• **REQUEST**:
Every line that holds the string "document" is to be identified and copied.

• **SUPPLIED DATA**:
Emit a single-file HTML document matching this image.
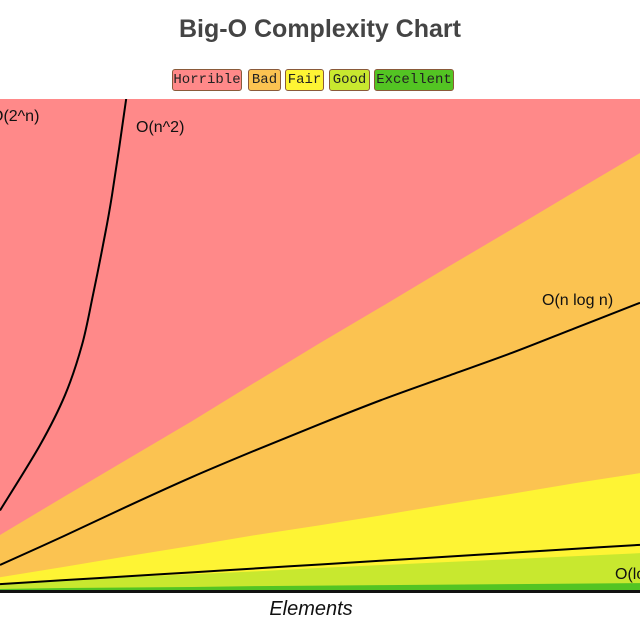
<!DOCTYPE html>
<html><head><meta charset="utf-8"><style>
body{margin:0;width:640px;height:640px;background:#fff;overflow:hidden;font-family:"Liberation Sans",sans-serif}
#title{position:absolute;z-index:2;left:0;width:640px;top:15px;text-align:center;font-weight:bold;font-size:25px;color:#444}
.leg{position:absolute;z-index:2;top:69px;height:22px;line-height:20px;font-family:"Liberation Mono",monospace;font-size:14px;color:#222;border:1px solid #8a5a3a;border-radius:3px;box-sizing:border-box;text-align:center}
#xlabel{position:absolute;z-index:2;top:598px;left:0;width:622px;text-align:center;font-style:italic;font-size:20px;color:#111}
svg{position:absolute;left:0;top:0;z-index:1}
</style></head><body>
<svg id="chart" width="640" height="640"></svg>
<div id="title">Big-O Complexity Chart</div>
<div class="leg" style="left:172px;width:70px;background:#ff8989">Horrible</div>
<div class="leg" style="left:248px;width:33px;background:#fbc351">Bad</div>
<div class="leg" style="left:285px;width:39px;background:#fef434">Fair</div>
<div class="leg" style="left:329px;width:41px;background:#c8e82f">Good</div>
<div class="leg" style="left:374px;width:80px;background:#53c423">Excellent</div>
<div id="xlabel">Elements</div>
<script>
const xs = [0,1,2,3,4,5,6,7,8,9,10];
const horribleBound = [11.2,19.0,26.7,34.4,42.4,50.3,58.0,65.8,73.5,81.3,89.0];
const badBound = [2.6,4.7,6.9,9.0,11.2,13.2,15.3,17.5,19.6,21.8,23.8];
const fairBound = [1.4,2.0,2.6,3.2,3.8,4.5,5.1,5.7,6.3,6.9,7.5];
const goodBound = [0.2,0.4,0.5,0.6,0.8,0.9,1.0,1.1,1.2,1.3,1.4];
const nlognVals = [5.1,11.0,17.1,23.0,28.5,33.8,38.9,43.6,48.3,53.4,58.5];
const nVals = [1.2,2.0,2.8,3.6,4.4,5.2,6.0,6.8,7.6,8.4,9.2];
const n2Xs = [0,0.625,1.016,1.281,1.453,1.61,1.75,1.969,2.06];
const n2Vals = [16.2,29.5,39.7,49.9,60.1,70.3,80.4,99.8,110];
const X0=0,X1=640,Y0=590,Y1=99;
function sx(v){return X0+(v/10)*(X1-X0);}
function sy(v){return Y0-(v/100)*(Y0-Y1);}
const svg=document.getElementById('chart');
const NS='http://www.w3.org/2000/svg';
function poly(top,color,name){
  let pts=xs.map((x,i)=>sx(x)+','+sy(top[i]));
  let b=[sx(10)+','+sy(0),sx(0)+','+sy(0)];
  const p=document.createElementNS(NS,'polygon');
  p.setAttribute('points',pts.concat(b).join(' '));
  p.setAttribute('fill',color);
  
  
  svg.appendChild(p);
}
const bg=document.createElementNS(NS,'rect');
bg.setAttribute('x',X0);bg.setAttribute('y',Y1);bg.setAttribute('width',X1-X0);bg.setAttribute('height',Y0-Y1);bg.setAttribute('fill','#ff8989');


svg.appendChild(bg);
poly(horribleBound,'#fbc351','region-bad');
poly(badBound,'#fef434','region-fair');
poly(fairBound,'#c8e82f','region-good');
poly(goodBound,'#53c423','region-excellent');
function line(xv,yv,name){
  const P=xv.map((x,i)=>[sx(x),sy(yv[i])]);
  let d='M'+P[0][0]+','+P[0][1];
  for(let i=0;i<P.length-1;i++){
    const p0=P[Math.max(0,i-1)],p1=P[i],p2=P[i+1],p3=P[Math.min(P.length-1,i+2)];
    const c1=[p1[0]+(p2[0]-p0[0])/6,p1[1]+(p2[1]-p0[1])/6];
    const c2=[p2[0]-(p3[0]-p1[0])/6,p2[1]-(p3[1]-p1[1])/6];
    d+=' C'+c1.join(',')+' '+c2.join(',')+' '+p2.join(',');
  }
  const p=document.createElementNS(NS,'path');
  p.setAttribute('d',d);
  p.setAttribute('fill','none');p.setAttribute('stroke','#000');p.setAttribute('stroke-width','2');
  
  
  svg.appendChild(p);
}
line(xs,nlognVals,'line-n-log-n');
line(xs,nVals,'line-n');
line(n2Xs,n2Vals,'line-n-squared');
const cover=document.createElementNS(NS,'rect');
cover.setAttribute('x',0);cover.setAttribute('y',0);cover.setAttribute('width',640);cover.setAttribute('height',Y1);cover.setAttribute('fill','#fff');
svg.appendChild(cover);
const axis=document.createElementNS(NS,'rect');
axis.setAttribute('x',X0);axis.setAttribute('y',Y0);axis.setAttribute('width',X1-X0);axis.setAttribute('height',3);axis.setAttribute('fill','#111');


svg.appendChild(axis);
function label(x,y,t,name){
  const e=document.createElementNS(NS,'text');
  e.setAttribute('x',x);e.setAttribute('y',y);e.setAttribute('font-size','16');e.setAttribute('font-family','Liberation Sans, sans-serif');e.setAttribute('fill','#111');
  e.textContent=t;
  
  
  svg.appendChild(e);
}
label(-9,121,'O(2^n)','label-2-n');
label(136,132,'O(n^2)','label-n-squared');
label(542,305,'O(n log n)','label-n-log-n');
label(615,579,'O(log n)','label-log-n');
</script>
</body></html>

• **COMPLETE OUTPUT**:
Emit a single-file HTML document matching this image.
const svg=document.getElementById('chart');
  const p=document.createElementNS(NS,'polygon');
const bg=document.createElementNS(NS,'rect');
  const p=document.createElementNS(NS,'path');
const cover=document.createElementNS(NS,'rect');
const axis=document.createElementNS(NS,'rect');
  const e=document.createElementNS(NS,'text');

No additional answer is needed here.